Dumpling House and Northern Chinese Noodles

Spoony Bard | Oct 23, 200304:05 PM

Armed with crisp new copies of both Carl Chu and Jonathan Gold, as well as a powerful noodle craving, I ventured last night to Dumpling House on Rosemead and Las Tunas in Temple City to try their Northern Chinese noodles. The stewed beef with hand-pulled noodles I ordered surprised me at first. The waitress suggested the chow mein noodles, but I suspected her motives. When the bowl arrived then, filled with what looked like Italian spaghetti, I was taken aback. Was this what I ordered? Had I incorrectly selected the wrong dish? This was very different from the noodles I've had at Mandarin Deli in Reseda and at a Taiwanese place in Boston. Respectfully, I tried to ask the owner if these were "hand-pulled noodles," showing him the page in Finding Chinese Food In LA. He informed me that the picture depicts Taiwanese style, while they serve Northern Chinese. So that explains Boston. What about Mandarin Deli?

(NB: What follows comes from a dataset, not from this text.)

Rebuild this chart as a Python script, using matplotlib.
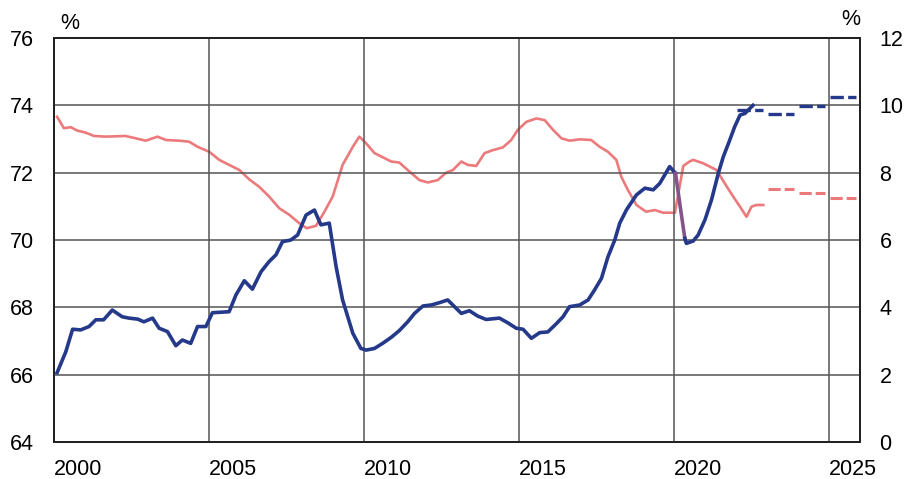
import matplotlib
matplotlib.use("Agg")
import matplotlib.pyplot as plt

plt.rcParams['font.family'] = ['Liberation Sans', 'DejaVu Sans']

# employment rate (left axis, %)
empYears = [2000.1, 2000.38, 2000.6, 2000.86, 2001.13, 2001.35, 2001.6, 2001.88,
            2002.2, 2002.42, 2002.7, 2002.9, 2003.18, 2003.39, 2003.66, 2003.93,
            2004.14, 2004.41, 2004.63, 2004.9, 2005.11, 2005.65, 2005.87, 2006.14,
            2006.4, 2006.68, 2006.94, 2007.16, 2007.37, 2007.64, 2007.86, 2008.13,
            2008.4, 2008.61, 2008.88, 2009.1, 2009.31, 2009.64, 2009.9, 2010.07,
            2010.34, 2010.6, 2010.88, 2011.14, 2011.41, 2011.63, 2011.9, 2012.17,
            2012.44, 2012.7, 2012.92, 2013.14, 2013.4, 2013.67, 2013.94, 2014.37,
            2014.64, 2014.91, 2015.13, 2015.4, 2015.67, 2015.93, 2016.2, 2016.42,
            2016.63, 2016.96, 2017.23, 2017.44, 2017.66, 2017.87, 2018.09, 2018.25,
            2018.47, 2018.79, 2019.06, 2019.33, 2019.54, 2019.86, 2020.05]
empRate = [66.06, 66.68, 67.35, 67.33, 67.43, 67.63, 67.63, 67.92,
           67.72, 67.68, 67.65, 67.57, 67.68, 67.38, 67.28, 66.86,
           67.03, 66.93, 67.43, 67.43, 67.84, 67.87, 68.37, 68.79,
           68.54, 69.06, 69.36, 69.56, 69.95, 70.0, 70.15, 70.74,
           70.89, 70.45, 70.5, 69.21, 68.22, 67.23, 66.78, 66.73,
           66.78, 66.93, 67.11, 67.31, 67.57, 67.82, 68.04, 68.07,
           68.14, 68.22, 68.02, 67.82, 67.9, 67.74, 67.64, 67.68,
           67.54, 67.38, 67.35, 67.08, 67.25, 67.27, 67.51, 67.72,
           68.02, 68.07, 68.22, 68.52, 68.86, 69.5, 70.0, 70.5,
           70.9, 71.34, 71.54, 71.49, 71.68, 72.18, 71.98]
# covid drop (drawn purple in the original)
dropYears = [2020.05, 2020.2, 2020.35]
dropRate = [71.98, 71.0, 70.05]
empYears2 = [2020.35, 2020.4, 2020.62, 2020.78, 2021.0, 2021.21, 2021.43, 2021.59,
             2021.8, 2021.96, 2022.13, 2022.29, 2022.45, 2022.55]
empRate2 = [70.05, 69.9, 69.97, 70.15, 70.6, 71.19, 71.98, 72.47,
            72.97, 73.37, 73.71, 73.76, 73.91, 74.0]

# unemployment rate (right axis, %)
unYears = [2000.1, 2000.32, 2000.54, 2000.75, 2001.02, 2001.29, 2001.67, 2002.31,
           2002.64, 2002.96, 2003.34, 2003.61, 2004.04, 2004.36, 2004.63, 2005.01,
           2005.33, 2005.65, 2005.98, 2006.3, 2006.62, 2006.94, 2007.27, 2007.59,
           2007.91, 2008.15, 2008.45, 2008.7, 2008.99, 2009.31, 2009.64, 2009.85,
           2010.07, 2010.34, 2010.6, 2010.88, 2011.14, 2011.47, 2011.79, 2012.06,
           2012.38, 2012.65, 2012.87, 2013.14, 2013.35, 2013.62, 2013.89, 2014.16,
           2014.48, 2014.75, 2014.96, 2015.24, 2015.56, 2015.83, 2016.1, 2016.37,
           2016.63, 2016.96, 2017.33, 2017.6, 2017.87, 2018.14, 2018.3, 2018.51,
           2018.79, 2019.1, 2019.38, 2019.65, 2020.03, 2020.3, 2020.5, 2020.62,
           2020.94, 2021.37, 2021.64, 2021.91, 2022.13, 2022.34, 2022.5, 2022.66,
           2022.88]
unRate = [9.66, 9.32, 9.35, 9.25, 9.19, 9.09, 9.07, 9.09,
          9.02, 8.95, 9.07, 8.97, 8.95, 8.92, 8.77, 8.62,
          8.38, 8.23, 8.08, 7.8, 7.58, 7.29, 6.94, 6.75,
          6.5, 6.35, 6.42, 6.8, 7.29, 8.23, 8.77, 9.07,
          8.87, 8.58, 8.46, 8.33, 8.30, 8.03, 7.78, 7.71,
          7.78, 8.0, 8.08, 8.33, 8.23, 8.2, 8.58, 8.67,
          8.75, 8.97, 9.27, 9.51, 9.61, 9.56, 9.27, 9.02,
          8.95, 8.99, 8.97, 8.77, 8.62, 8.38, 7.88, 7.49,
          7.04, 6.84, 6.89, 6.81, 6.81, 8.2, 8.33, 8.38,
          8.28, 8.08, 7.68, 7.29, 6.99, 6.69, 6.99, 7.04,
          7.04]

# annual forecasts (dashed)
empFcYears = [2022, 2023, 2024, 2025]
empFc = [73.86, 73.73, 73.98, 74.24]
unFcYears = [2023, 2024, 2025]
unFc = [7.51, 7.39, 7.24]

blue = '#25398a'
red = '#ec7a7c'
purple = '#85548a'
gridCol = '#555555'
fs = 15.5

fig = plt.figure(figsize=(9.06, 4.79), dpi=100)
ax = fig.add_axes([0.0596, 0.0772, 0.8896, 0.8435])
ax2 = ax.twinx()

ax.set_xlim(2000, 2026)
ax.set_ylim(64, 76)
ax2.set_ylim(0, 12)

ax.set_yticks(range(64, 77, 2))
ax2.set_yticks(range(0, 13, 2))
ax.set_xticks(range(2000, 2026, 5))
ax.set_xticklabels([str(y) for y in range(2000, 2026, 5)], ha='left')

ax.tick_params(axis='both', length=0, labelsize=fs)
ax.tick_params(axis='y', pad=14.5)
ax.tick_params(axis='x', pad=12)
ax2.tick_params(axis='y', length=0, labelsize=fs, pad=14)

for y in range(66, 76, 2):
    ax.axhline(y, color=gridCol, lw=1.1, zorder=0)
for x in range(2005, 2026, 5):
    ax.axvline(x, color=gridCol, lw=1.1, zorder=0)

for a in (ax, ax2):
    for s in a.spines.values():
        s.set_color('#222222')
        s.set_linewidth(1.4)

# unemployment on right axis
ax2.plot(unYears, unRate, color=red, lw=1.9, solid_joinstyle='round')
for yr, v in zip(unFcYears, unFc):
    ax2.plot([yr + 0.03, yr + 0.88], [v, v], color=red, lw=2.2,
             dashes=(4, 1.3), solid_capstyle='butt')

# employment on left axis (drawn on top)
ax.set_zorder(ax2.get_zorder() + 1)
ax.patch.set_visible(False)
ax.plot(empYears, empRate, color=blue, lw=2.6, solid_joinstyle='round')
ax.plot(dropYears, dropRate, color=purple, lw=2.6, solid_joinstyle='round')
ax.plot(empYears2, empRate2, color=blue, lw=2.6, solid_joinstyle='round')
for yr, v in zip(empFcYears, empFc):
    ax.plot([yr + 0.03, yr + 0.88], [v, v], color=blue, lw=2.4,
            dashes=(4, 1.3), solid_capstyle='butt')

ax.text(0.008, 1.01, '%', transform=ax.transAxes, fontsize=fs,
        ha='left', va='bottom')
ax.text(1.0, 1.02, '%', transform=ax.transAxes, fontsize=fs,
        ha='right', va='bottom')

fig.savefig('out.png', dpi=100)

Convinced I was mistaken, I dove into the fiery red bowl, and enjoyed what was on its own terms a spicy, beefy, delicious soup. Though the noodles were chewy and certainly not Barilla, they still seemed too thin and smooth to satisfy my particular craving. Going back into Counter-Intelligence, I read that the noodles taper at the ends, and have a rough texture to catch sauce, while from what I could tell what I was served were smooth and uniform from tip to tip.

My question is- are these the "correct" characteristics for Northern Chinese hand-pulled noodles? Also, is there anywhere in L.A. to get good knife-cut noodles, the other Northern style.